There is no doubt that ‘Lean‘ is the new buzzword of the software development industry; certainly within the agile community anyway.
But how does it fit in with agile, and more specifically, how does it fit in with agile methods like Scrum and eXtreme Programming (XP)?
Lean software development shares many, if not all, of the key principles of agile software development.
As a result, in can potentially be seen as an instance of agile, much like Scrum is another instance and eXtreme Programming is another.
Whilst Scrum focuses on agile management practices, and eXtreme Programming focuses on agile engineering practices, Lean software development is an extension of the underlying principles and has a sharp focus on eliminating waste.
It can also be seen the other way around, that agile is an instance of Lean thinking.
It’s certainly true that agile principles and methods eliminate a lot of waste, especially in comparison with previous project management methods and traditional waterfall projects. That’s for sure.
And it’s also true that agile – starting with the original agile manifesto – has its roots in Lean manufacturing, as pioneered by Toyota and Honda.
But Lean thinking can actually be applied to any methodology, whether it’s waterfall, Scrum, eXtreme Programming, or whatever.
For example, in Scrum, is Sprint Planning waste? It’s certainly very time-consuming, although I would argue it’s not generally waste. There can potentially be enormous value in aligning the whole team, unifying the team on common goals, establishing a common understanding of what needs to be done, and committing as a team. On the other hand, in some circumstances, when the work is nigh-on impossible to plan and Sprints are routinely disrupted, Sprint Planning can potentially be a big waste of time.
As another example, in eXtreme Programming, is Pair Programming waste? There are some circumstances where Pair Programming is extremely valuable, for instance, when one person is learning from another, to spread knowledge about areas of the code, and to increase quality. On the other hand, if these are not particularly issues for your team, and if the tasks are relatively straightforward, it could certainly be argued that Pair Programming is waste.
It’s no wonder people find this all a bit confusing! So what are you meant to make of all this?
My personal suggestion is this…
For those that like and support the underlying key principles of agile, they still apply in Lean. In fact, agile is very Lean compared to traditional waterfall projects. In this respect, Lean thinking is an extension of agile and not a replacement.
For those adopting agile development principles, it can certainly be valuable to adopt some common practices, such as Scrum or eXtreme Programming to bring some structure and process to the principles and help the team to put the principles into practice.

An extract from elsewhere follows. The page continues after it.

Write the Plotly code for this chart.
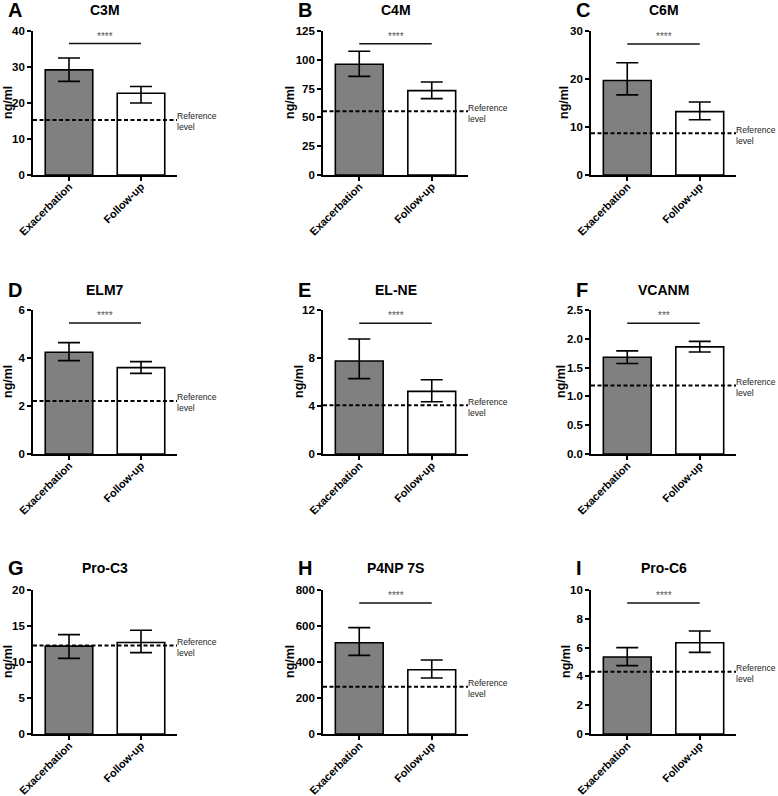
import plotly.graph_objects as go
from plotly.subplots import make_subplots

# ---------------- data ----------------
panel_letters = ["A", "B", "C", "D", "E", "F", "G", "H", "I"]
panel_titles = ["C3M", "C4M", "C6M", "ELM7", "EL-NE", "VCANM", "Pro-C3", "P4NP 7S", "Pro-C6"]
categories = ["Exacerbation", "Follow-up"]

exac_mean = [29.2, 96.1, 19.7, 4.24, 7.75, 1.68, 12.2, 507, 5.35]
exac_upper = [32.5, 107.4, 23.4, 4.64, 9.58, 1.79, 13.8, 591, 6.0]
exac_lower = [26.0, 85.6, 16.7, 3.89, 6.28, 1.57, 10.5, 437, 4.75]

follow_mean = [22.7, 73.2, 13.2, 3.60, 5.22, 1.86, 12.7, 357, 6.34]
follow_upper = [24.6, 80.7, 15.2, 3.85, 6.19, 1.956, 14.4, 411, 7.15]
follow_lower = [20.0, 66.3, 11.5, 3.36, 4.36, 1.77, 11.3, 311, 5.67]

reference_level = [15.3, 55.3, 8.7, 2.21, 4.06, 1.19, 12.3, 263, 4.33]

y_max = [40, 125, 30, 6, 12, 2.5, 20, 800, 10]
y_dtick = [10, 25, 10, 2, 4, 0.5, 5, 200, 2]
y_tickformat = ["", "", "", "", "", ".1f", "", "", ""]

significance = ["****", "****", "****", "****", "****", "***", "", "****", "****"]
bracket_y = [36.5, 114, 27.3, 5.46, 10.9, 2.27, None, 728, 9.1]

y_label = "ng/ml"
ref_label = "Reference<br>level"

# ---------------- layout geometry (pixels) ----------------
W, H = 778, 796
col_px = [(33, 177), (323, 468), (591, 736)]
row_px = [(31, 175), (310, 454), (590, 734)]
letter_x_px = [6, 296, 574]
header_y_px = [10, 290, 568]
ytitle_x_px = [8, 290, 564, 8, 299, 561, 8, 290, 566]

FONT = "Liberation Sans, Arial, Helvetica, sans-serif"

fig = make_subplots(rows=3, cols=3)

for k in range(9):
    r, c = divmod(k, 3)
    idx = k + 1
    xa = "x" if idx == 1 else f"x{idx}"
    ya = "y" if idx == 1 else f"y{idx}"
    xn = "xaxis" if idx == 1 else f"xaxis{idx}"
    yn = "yaxis" if idx == 1 else f"yaxis{idx}"

    means = [exac_mean[k], follow_mean[k]]
    plus = [exac_upper[k] - exac_mean[k], follow_upper[k] - follow_mean[k]]
    minus = [exac_mean[k] - exac_lower[k], follow_mean[k] - follow_lower[k]]

    fig.add_trace(
        go.Bar(
            x=categories,
            y=means,
            marker=dict(color=["#808080", "#ffffff"], line=dict(color="#000000", width=1.6)),
            error_y=dict(type="data", symmetric=False, array=plus, arrayminus=minus,
                         color="#000000", thickness=1.6, width=11),
            width=0.66,
            showlegend=False,
            hoverinfo="skip",
        ),
        row=r + 1, col=c + 1,
    )

    x0, x1 = col_px[c]
    yt, yb = row_px[r]
    fig.layout[xn].update(
        domain=[x0 / W, x1 / W],
        anchor=ya,
        automargin=False,
        range=[-0.5, 1.5],
        showline=True, linecolor="#000000", linewidth=1.6,
        ticks="outside", ticklen=4, tickwidth=1.5, tickcolor="#000000",
        tickangle=-45, ticklabelstandoff=-5,
        tickfont=dict(family=FONT, size=11, color="#000000", weight="bold"),
        showgrid=False, zeroline=False, fixedrange=True,
    )
    fig.layout[yn].update(
        domain=[1 - yb / H, 1 - yt / H],
        anchor=xa,
        automargin=False,
        range=[0, y_max[k]],
        dtick=y_dtick[k], tick0=0,
        tickformat=y_tickformat[k],
        showline=True, linecolor="#000000", linewidth=1.6,
        ticks="outside", ticklen=4, tickwidth=1.5, tickcolor="#000000",
        tickfont=dict(family=FONT, size=11.5, color="#000000", weight="bold"),
        showgrid=False, zeroline=False, fixedrange=True,
    )

    # y-axis title
    fig.add_annotation(xref="paper", yref=f"{ya} domain", x=ytitle_x_px[k] / W, y=0.5,
                       xanchor="center", yanchor="middle", textangle=-90,
                       text=y_label, showarrow=False, borderpad=0,
                       font=dict(family=FONT, size=12.5, color="#000000", weight="bold"))

    # reference level dashed line
    fig.add_shape(type="line", xref=f"{xa} domain", yref=ya,
                  x0=0, x1=1, y0=reference_level[k], y1=reference_level[k],
                  line=dict(color="#000000", width=2, dash="4px,2.5px"), layer="above")
    fig.add_annotation(xref=f"{xa} domain", yref=ya, x=1, y=reference_level[k],
                       xanchor="left", yanchor="middle", xshift=-1, yshift=-2,
                       text=ref_label, showarrow=False, align="left", borderpad=0,
                       font=dict(family=FONT, size=8.6, color="#222222"))

    # significance bracket
    if significance[k]:
        fig.add_shape(type="line", xref=xa, yref=ya, x0=0, x1=1,
                      y0=bracket_y[k], y1=bracket_y[k],
                      line=dict(color="#111111", width=1.5), layer="above")
        fig.add_annotation(xref=xa, yref=ya, x=0.5, y=bracket_y[k],
                           xanchor="center", yanchor="bottom", yshift=0,
                           text=significance[k], showarrow=False,
                           font=dict(family=FONT, size=10, color="#555555"))

    # panel title
    fig.add_annotation(xref="paper", yref="paper", x=(x0 + x1) / 2 / W,
                       y=1 - header_y_px[r] / H, xanchor="center", yanchor="middle",
                       text=panel_titles[k], showarrow=False,
                       font=dict(family=FONT, size=14, color="#000000", weight="bold"))
    # panel letter
    fig.add_annotation(xref="paper", yref="paper", x=letter_x_px[c] / W,
                       y=1 - header_y_px[r] / H, xanchor="left", yanchor="middle",
                       text=panel_letters[k], showarrow=False,
                       font=dict(family=FONT, size=20, color="#000000", weight="bold"))

fig.update_layout(
    width=W, height=H,
    margin=dict(l=0, r=0, t=0, b=0, autoexpand=False),
    paper_bgcolor="#ffffff", plot_bgcolor="#ffffff",
    bargap=0.34,
    font=dict(family=FONT, color="#000000"),
    showlegend=False,
)

fig.write_html("out.html", config={"displayModeBar": False},
               post_script="document.body.style.margin='0';document.body.style.overflow='hidden';")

Increasingly it seems to be common practice to use elements of both Scrum and XP, in order to address both the management and engineering aspects of agile. Personally I like this; the two methods are very complementary as they share the same principles and address different issues.

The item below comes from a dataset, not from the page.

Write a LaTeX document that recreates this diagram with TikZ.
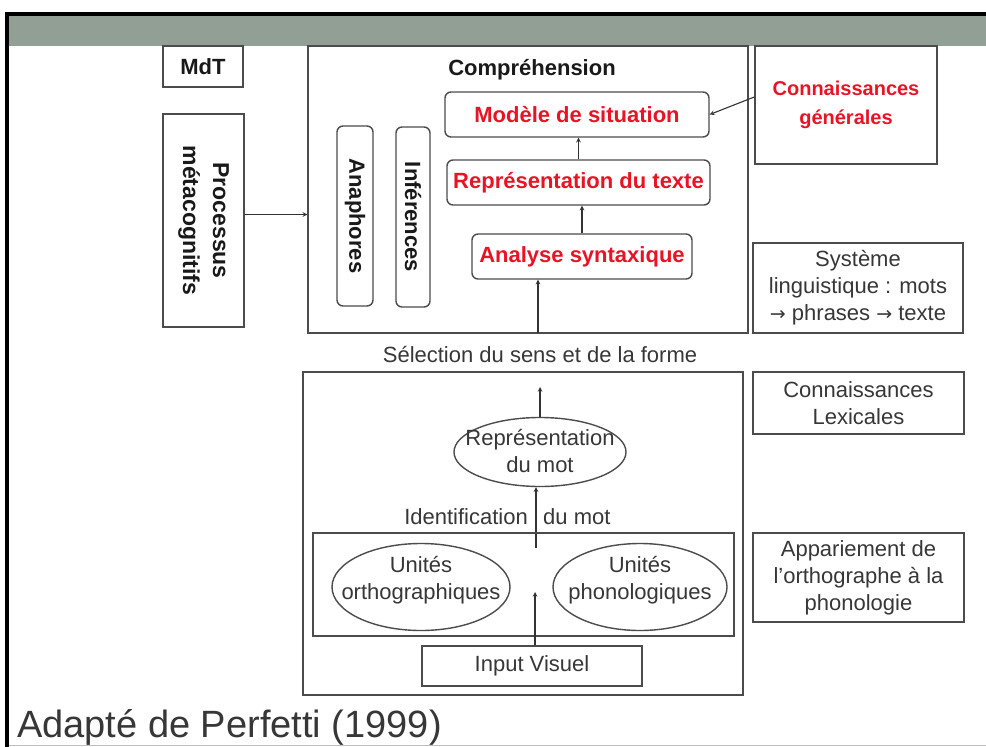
\documentclass[tikz,border=0pt]{standalone}
\usepackage{fontspec}
\setmainfont{Liberation Sans}
\newfontfamily\arrowfont{DejaVu Sans}
\usepackage{tikz}
\usetikzlibrary{arrows,shapes,positioning,calc}
\usepackage{xcolor}
\definecolor{slidegray}{RGB}{145,159,149}
\definecolor{boxred}{RGB}{232,20,38}
\definecolor{inkgray}{RGB}{55,55,55}
\newcommand{\toarrow}{{\arrowfont\fontsize{19}{27}\selectfont →}}

\tikzset{
  box/.style={draw=black!70, line width=1.4pt, inner sep=0pt, align=center, text=inkgray},
  rbox/.style={box, rounded corners=6pt, font=\fontsize{22}{27}\selectfont\bfseries, text=boxred},
  oval/.style={draw=black!70, line width=1.4pt, ellipse, inner sep=0pt},
  arr/.style={->, >=stealth, line width=1.1pt, draw=black!80},
  txt/.style={font=\fontsize{22}{27}\selectfont, text=inkgray, align=center},
  bold/.style={font=\fontsize{22}{27}\selectfont\bfseries, text=black!90, align=center}
}

\begin{document}
\begin{tikzpicture}[x=1pt, y=-1pt, font=\fontsize{22}{27}\selectfont]
    \useasboundingbox (0,0) rectangle (986,747);

    % slide frame
    \fill[white] (0,0) rectangle (986,747);
    \fill[slidegray] (8,15) rectangle (986,46);
    \draw[line width=4pt] (7,747) -- (7,14) -- (986,14);
    \draw[black!25, line width=1pt] (9,745.5) -- (986,745.5);

    % left column
    \node[box, bold, minimum width=80pt, minimum height=41pt] (mdt) at (203,66.5) {MdT};
    \node[box, bold, font=\fontsize{23}{30}\selectfont\bfseries, rotate=-90,
          minimum width=213pt, minimum height=81pt] (proc) at (203.5,220.5) {Processus\\métacognitifs};

    % comprehension block
    \node[box, minimum width=440pt, minimum height=287pt] (compr) at (528,189.5) {};
    \node[bold] (comprt) at (532,70) {Compréhension};
    \node[rbox, minimum width=264pt, minimum height=45pt] (modele) at (577,114.5) {Modèle de situation};
    \node[rbox, minimum width=263pt, minimum height=45pt] (repr) at (578.5,182.5) {Représentation du texte};
    \node[rbox, minimum width=220pt, minimum height=45pt] (analyse) at (582,256.5) {Analyse syntaxique};
    \node[rbox, text=black!90, rotate=-90, minimum width=180pt, minimum height=36pt] (anaph) at (355,216) {Anaphores};
    \node[rbox, text=black!90, rotate=-90, minimum width=180pt, minimum height=34pt] (infer) at (413,217) {Inférences};

    \draw[arr] (repr.north) -- (repr.north |- modele.south);
    \draw[arr] (analyse.north) -- (analyse.north |- repr.south);
    \coordinate (selin) at (538,333);
    \draw[arr] (selin) -- (selin |- analyse.south);
    \draw[arr] ([yshift=6pt]proc.north) -- ([yshift=6pt]proc.north -| compr.west);

    % right column
    \node[box, font=\fontsize{20}{29}\selectfont\bfseries, text=boxred,
          minimum width=182pt, minimum height=118pt] (cg) at (846,105) {Connaissances\\générales};
    \draw[arr] ([yshift=8pt]cg.west) -- (modele.east);
    \node[box, minimum width=210pt, minimum height=90pt] (sys) at (858,288) {Système\\linguistique : mots\\\toarrow{} phrases \toarrow{} texte};
    \node[box, minimum width=211pt, minimum height=62pt] (cl) at (858.5,403) {Connaissances\\Lexicales};
    \node[box, minimum width=211pt, minimum height=89pt] (ap) at (858.5,577.5) {Appariement de\\l'orthographe à la\\phonologie};

    \node[txt] (sel) at (540,355) {Sélection du sens et de la forme};

    % lexical block
    \node[box, minimum width=440pt, minimum height=323pt] (lex) at (523,533.5) {};
    \node[oval, minimum width=172pt, minimum height=69pt] (mot) at (540,452) {};
    \node[txt] (mott) at (540,451) {Représentation\\du mot};
    \coordinate (motup) at (540,387);
    \draw[arr] (mot.north) -- (motup);

    \node[txt, anchor=east, inner sep=0pt] (ident) at (528,517) {Identification};
    \node[txt, anchor=west, inner sep=0pt] (idmot) at (543,517) {du mot};
    \coordinate (idin) at (536,548);
    \draw[arr] (idin) -- (idin |- mot.south);

    % orthography / phonology
    \node[box, minimum width=421pt, minimum height=103pt] (app) at (523.5,584.5) {};
    \node[oval, minimum width=178pt, minimum height=87pt] (ortho) at (421,587) {};
    \node[txt] (orthot) at (421,580) {Unités\\orthographiques};
    \node[oval, minimum width=174pt, minimum height=87pt] (phon) at (640,587) {};
    \node[txt] (phont) at (640,580) {Unités\\phonologiques};

    \node[box, minimum width=220pt, minimum height=40pt] (input) at (532,666) {Input Visuel};
    \coordinate (inup) at (535,592);
    \draw[arr] (inup |- input.north) -- (inup);

    % source
    \node[anchor=base west, inner sep=0pt, font=\fontsize{38}{40}\selectfont, text=inkgray] (src) at (17,737) {Adapté de Perfetti (1999)};
\end{tikzpicture}
\end{document}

But in adopting these practices, or any other practices for that matter, you could also benefit from Lean thinking. Think hard about your particular circumstances, and whether any of these practices are really waste in your particular situation? If they are, regardless of methodology, you should really try to eliminate them.
One word of caution though. Be sure you really understand the intrinsic value of any process before you eliminate it. Sometimes the benefits are soft and not immediately obvious. Until you really understand the principles, and have practical experience of why they work, you’re in no place to adapt them… Agile Practices Are Meant To Be Adaptive, But Only When You’re Ready.